● **WORK TO DO**:
Can you write out all the lines word for word, with no pictures?

++++ RECORDED INFORMATION

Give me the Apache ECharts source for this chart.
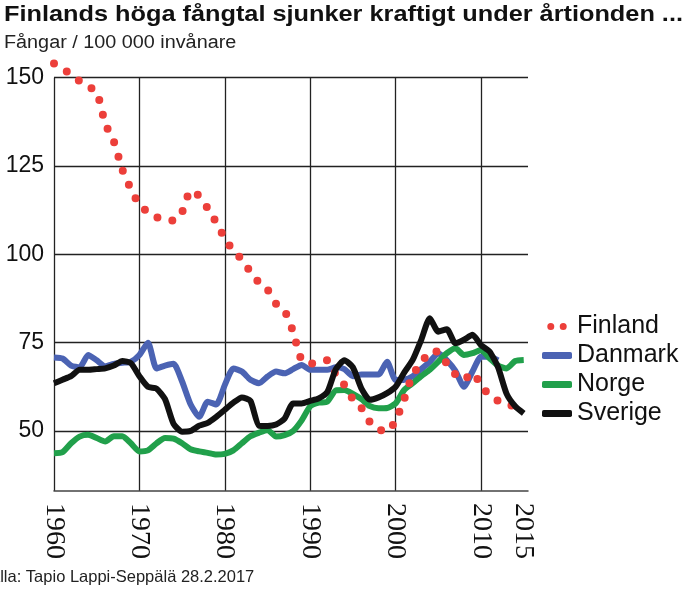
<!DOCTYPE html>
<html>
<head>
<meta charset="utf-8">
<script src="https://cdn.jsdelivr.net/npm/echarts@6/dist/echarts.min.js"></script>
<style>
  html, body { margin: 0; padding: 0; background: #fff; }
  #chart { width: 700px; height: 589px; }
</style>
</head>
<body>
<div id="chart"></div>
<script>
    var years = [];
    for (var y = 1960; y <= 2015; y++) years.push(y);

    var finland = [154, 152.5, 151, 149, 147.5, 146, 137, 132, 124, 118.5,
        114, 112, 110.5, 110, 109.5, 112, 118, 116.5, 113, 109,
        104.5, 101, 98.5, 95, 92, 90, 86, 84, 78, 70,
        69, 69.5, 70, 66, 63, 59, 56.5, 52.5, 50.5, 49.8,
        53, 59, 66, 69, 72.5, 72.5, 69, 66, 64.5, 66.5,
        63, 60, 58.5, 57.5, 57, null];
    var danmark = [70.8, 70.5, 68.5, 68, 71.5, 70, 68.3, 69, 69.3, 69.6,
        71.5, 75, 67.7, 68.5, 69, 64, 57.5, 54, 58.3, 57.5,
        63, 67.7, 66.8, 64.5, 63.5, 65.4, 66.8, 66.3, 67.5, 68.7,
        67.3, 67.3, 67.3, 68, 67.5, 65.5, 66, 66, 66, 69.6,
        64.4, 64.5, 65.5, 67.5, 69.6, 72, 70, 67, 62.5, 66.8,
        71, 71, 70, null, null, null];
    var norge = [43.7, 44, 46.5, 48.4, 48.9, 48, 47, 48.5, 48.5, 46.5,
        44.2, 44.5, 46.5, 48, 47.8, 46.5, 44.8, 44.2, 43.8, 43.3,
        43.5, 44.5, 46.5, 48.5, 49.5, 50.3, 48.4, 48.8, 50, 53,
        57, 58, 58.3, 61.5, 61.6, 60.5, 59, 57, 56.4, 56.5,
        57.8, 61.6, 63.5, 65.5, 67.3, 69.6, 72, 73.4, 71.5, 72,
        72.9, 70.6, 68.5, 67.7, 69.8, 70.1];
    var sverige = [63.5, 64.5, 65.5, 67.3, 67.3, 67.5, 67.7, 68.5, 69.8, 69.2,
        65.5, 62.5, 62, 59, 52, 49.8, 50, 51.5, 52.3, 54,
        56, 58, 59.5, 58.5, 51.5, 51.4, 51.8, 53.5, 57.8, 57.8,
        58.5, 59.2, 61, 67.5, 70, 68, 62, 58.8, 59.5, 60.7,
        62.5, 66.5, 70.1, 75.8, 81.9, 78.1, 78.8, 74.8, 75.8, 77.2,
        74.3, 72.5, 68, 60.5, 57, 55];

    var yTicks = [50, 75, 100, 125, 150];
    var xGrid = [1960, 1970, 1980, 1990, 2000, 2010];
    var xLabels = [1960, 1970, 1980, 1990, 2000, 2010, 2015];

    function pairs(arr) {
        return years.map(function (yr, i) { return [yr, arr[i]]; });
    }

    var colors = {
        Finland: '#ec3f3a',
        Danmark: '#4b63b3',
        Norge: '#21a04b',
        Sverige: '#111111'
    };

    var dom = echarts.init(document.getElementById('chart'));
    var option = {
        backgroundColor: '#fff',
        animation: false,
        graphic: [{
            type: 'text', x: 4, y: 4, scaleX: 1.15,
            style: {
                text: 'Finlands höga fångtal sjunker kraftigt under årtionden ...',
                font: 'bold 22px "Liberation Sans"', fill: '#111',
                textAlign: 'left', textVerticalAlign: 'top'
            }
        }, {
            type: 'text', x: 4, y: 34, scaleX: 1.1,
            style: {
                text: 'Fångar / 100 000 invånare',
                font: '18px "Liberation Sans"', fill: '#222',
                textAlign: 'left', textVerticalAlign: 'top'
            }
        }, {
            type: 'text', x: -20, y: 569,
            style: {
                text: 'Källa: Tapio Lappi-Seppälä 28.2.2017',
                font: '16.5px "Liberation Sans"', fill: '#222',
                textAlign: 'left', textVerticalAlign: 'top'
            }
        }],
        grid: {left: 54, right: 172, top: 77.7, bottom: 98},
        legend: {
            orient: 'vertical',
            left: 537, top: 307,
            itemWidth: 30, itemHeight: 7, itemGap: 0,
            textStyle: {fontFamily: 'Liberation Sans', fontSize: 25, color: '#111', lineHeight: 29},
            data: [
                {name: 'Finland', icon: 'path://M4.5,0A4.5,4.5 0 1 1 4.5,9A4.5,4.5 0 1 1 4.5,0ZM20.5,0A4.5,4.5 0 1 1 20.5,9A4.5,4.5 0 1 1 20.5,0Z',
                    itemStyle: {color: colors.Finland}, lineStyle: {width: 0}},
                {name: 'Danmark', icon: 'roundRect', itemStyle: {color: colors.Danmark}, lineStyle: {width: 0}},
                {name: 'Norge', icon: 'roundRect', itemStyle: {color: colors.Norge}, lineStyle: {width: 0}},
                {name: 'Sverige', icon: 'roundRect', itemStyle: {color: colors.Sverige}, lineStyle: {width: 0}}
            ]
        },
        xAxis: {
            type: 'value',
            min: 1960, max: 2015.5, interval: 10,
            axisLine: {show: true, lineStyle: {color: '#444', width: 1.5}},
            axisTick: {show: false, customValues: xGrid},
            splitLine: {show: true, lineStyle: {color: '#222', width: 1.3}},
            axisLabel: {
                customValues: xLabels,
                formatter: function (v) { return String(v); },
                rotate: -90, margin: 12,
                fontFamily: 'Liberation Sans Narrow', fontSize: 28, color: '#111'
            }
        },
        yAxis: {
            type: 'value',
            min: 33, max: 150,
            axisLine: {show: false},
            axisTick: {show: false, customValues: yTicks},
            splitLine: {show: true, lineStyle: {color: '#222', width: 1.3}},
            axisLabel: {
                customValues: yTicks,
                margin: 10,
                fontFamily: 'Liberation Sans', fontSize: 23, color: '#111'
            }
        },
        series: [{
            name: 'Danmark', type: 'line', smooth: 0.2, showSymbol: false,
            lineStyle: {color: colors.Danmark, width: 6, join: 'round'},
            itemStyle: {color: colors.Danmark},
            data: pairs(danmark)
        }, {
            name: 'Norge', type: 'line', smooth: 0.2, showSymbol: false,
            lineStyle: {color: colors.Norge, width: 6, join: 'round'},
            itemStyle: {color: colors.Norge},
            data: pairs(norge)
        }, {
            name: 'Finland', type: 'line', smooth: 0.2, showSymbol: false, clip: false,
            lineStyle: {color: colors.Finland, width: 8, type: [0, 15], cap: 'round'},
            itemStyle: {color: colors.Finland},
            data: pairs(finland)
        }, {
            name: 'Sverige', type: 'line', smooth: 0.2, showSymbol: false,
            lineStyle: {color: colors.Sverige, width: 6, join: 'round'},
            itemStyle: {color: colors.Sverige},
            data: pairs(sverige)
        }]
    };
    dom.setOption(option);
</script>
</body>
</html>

++++++++

● **WORKED SOLUTION**:
Give me the Apache ECharts source for this chart.
<!DOCTYPE html>
<html>
<head>
<meta charset="utf-8">
<script src="https://cdn.jsdelivr.net/npm/echarts@6/dist/echarts.min.js"></script>
<style>
  html, body { margin: 0; padding: 0; background: #fff; }
  #chart { width: 700px; height: 589px; }
</style>
</head>
<body>
<div id="chart"></div>
<script>
    var years = [];
    for (var y = 1960; y <= 2015; y++) years.push(y);

    var finland = [154, 152.5, 151, 149, 147.5, 146, 137, 132, 124, 118.5,
        114, 112, 110.5, 110, 109.5, 112, 118, 116.5, 113, 109,
        104.5, 101, 98.5, 95, 92, 90, 86, 84, 78, 70,
        69, 69.5, 70, 66, 63, 59, 56.5, 52.5, 50.5, 49.8,
        53, 59, 66, 69, 72.5, 72.5, 69, 66, 64.5, 66.5,
        63, 60, 58.5, 57.5, 57, null];
    var danmark = [70.8, 70.5, 68.5, 68, 71.5, 70, 68.3, 69, 69.3, 69.6,
        71.5, 75, 67.7, 68.5, 69, 64, 57.5, 54, 58.3, 57.5,
        63, 67.7, 66.8, 64.5, 63.5, 65.4, 66.8, 66.3, 67.5, 68.7,
        67.3, 67.3, 67.3, 68, 67.5, 65.5, 66, 66, 66, 69.6,
        64.4, 64.5, 65.5, 67.5, 69.6, 72, 70, 67, 62.5, 66.8,
        71, 71, 70, null, null, null];
    var norge = [43.7, 44, 46.5, 48.4, 48.9, 48, 47, 48.5, 48.5, 46.5,
        44.2, 44.5, 46.5, 48, 47.8, 46.5, 44.8, 44.2, 43.8, 43.3,
        43.5, 44.5, 46.5, 48.5, 49.5, 50.3, 48.4, 48.8, 50, 53,
        57, 58, 58.3, 61.5, 61.6, 60.5, 59, 57, 56.4, 56.5,
        57.8, 61.6, 63.5, 65.5, 67.3, 69.6, 72, 73.4, 71.5, 72,
        72.9, 70.6, 68.5, 67.7, 69.8, 70.1];
    var sverige = [63.5, 64.5, 65.5, 67.3, 67.3, 67.5, 67.7, 68.5, 69.8, 69.2,
        65.5, 62.5, 62, 59, 52, 49.8, 50, 51.5, 52.3, 54,
        56, 58, 59.5, 58.5, 51.5, 51.4, 51.8, 53.5, 57.8, 57.8,
        58.5, 59.2, 61, 67.5, 70, 68, 62, 58.8, 59.5, 60.7,
        62.5, 66.5, 70.1, 75.8, 81.9, 78.1, 78.8, 74.8, 75.8, 77.2,
        74.3, 72.5, 68, 60.5, 57, 55];

    var yTicks = [50, 75, 100, 125, 150];
    var xGrid = [1960, 1970, 1980, 1990, 2000, 2010];
    var xLabels = [1960, 1970, 1980, 1990, 2000, 2010, 2015];

    function pairs(arr) {
        return years.map(function (yr, i) { return [yr, arr[i]]; });
    }

    var colors = {
        Finland: '#ec3f3a',
        Danmark: '#4b63b3',
        Norge: '#21a04b',
        Sverige: '#111111'
    };

    var dom = echarts.init(document.getElementById('chart'));
    var option = {
        backgroundColor: '#fff',
        animation: false,
        graphic: [{
            type: 'text', x: 4, y: 4, scaleX: 1.15,
            style: {
                text: 'Finlands höga fångtal sjunker kraftigt under årtionden ...',
                font: 'bold 22px "Liberation Sans"', fill: '#111',
                textAlign: 'left', textVerticalAlign: 'top'
            }
        }, {
            type: 'text', x: 4, y: 34, scaleX: 1.1,
            style: {
                text: 'Fångar / 100 000 invånare',
                font: '18px "Liberation Sans"', fill: '#222',
                textAlign: 'left', textVerticalAlign: 'top'
            }
        }, {
            type: 'text', x: -20, y: 569,
            style: {
                text: 'Källa: Tapio Lappi-Seppälä 28.2.2017',
                font: '16.5px "Liberation Sans"', fill: '#222',
                textAlign: 'left', textVerticalAlign: 'top'
            }
        }],
        grid: {left: 54, right: 172, top: 77.7, bottom: 98},
        legend: {
            orient: 'vertical',
            left: 537, top: 307,
            itemWidth: 30, itemHeight: 7, itemGap: 0,
            textStyle: {fontFamily: 'Liberation Sans', fontSize: 25, color: '#111', lineHeight: 29},
            data: [
                {name: 'Finland', icon: 'path://M4.5,0A4.5,4.5 0 1 1 4.5,9A4.5,4.5 0 1 1 4.5,0ZM20.5,0A4.5,4.5 0 1 1 20.5,9A4.5,4.5 0 1 1 20.5,0Z',
                    itemStyle: {color: colors.Finland}, lineStyle: {width: 0}},
                {name: 'Danmark', icon: 'roundRect', itemStyle: {color: colors.Danmark}, lineStyle: {width: 0}},
                {name: 'Norge', icon: 'roundRect', itemStyle: {color: colors.Norge}, lineStyle: {width: 0}},
                {name: 'Sverige', icon: 'roundRect', itemStyle: {color: colors.Sverige}, lineStyle: {width: 0}}
            ]
        },
        xAxis: {
            type: 'value',
            min: 1960, max: 2015.5, interval: 10,
            axisLine: {show: true, lineStyle: {color: '#444', width: 1.5}},
            axisTick: {show: false, customValues: xGrid},
            splitLine: {show: true, lineStyle: {color: '#222', width: 1.3}},
            axisLabel: {
                customValues: xLabels,
                formatter: function (v) { return String(v); },
                rotate: -90, margin: 12,
                fontFamily: 'Liberation Sans Narrow', fontSize: 28, color: '#111'
            }
        },
        yAxis: {
            type: 'value',
            min: 33, max: 150,
            axisLine: {show: false},
            axisTick: {show: false, customValues: yTicks},
            splitLine: {show: true, lineStyle: {color: '#222', width: 1.3}},
            axisLabel: {
                customValues: yTicks,
                margin: 10,
                fontFamily: 'Liberation Sans', fontSize: 23, color: '#111'
            }
        },
        series: [{
            name: 'Danmark', type: 'line', smooth: 0.2, showSymbol: false,
            lineStyle: {color: colors.Danmark, width: 6, join: 'round'},
            itemStyle: {color: colors.Danmark},
            data: pairs(danmark)
        }, {
            name: 'Norge', type: 'line', smooth: 0.2, showSymbol: false,
            lineStyle: {color: colors.Norge, width: 6, join: 'round'},
            itemStyle: {color: colors.Norge},
            data: pairs(norge)
        }, {
            name: 'Finland', type: 'line', smooth: 0.2, showSymbol: false, clip: false,
            lineStyle: {color: colors.Finland, width: 8, type: [0, 15], cap: 'round'},
            itemStyle: {color: colors.Finland},
            data: pairs(finland)
        }, {
            name: 'Sverige', type: 'line', smooth: 0.2, showSymbol: false,
            lineStyle: {color: colors.Sverige, width: 6, join: 'round'},
            itemStyle: {color: colors.Sverige},
            data: pairs(sverige)
        }]
    };
    dom.setOption(option);
</script>
</body>
</html>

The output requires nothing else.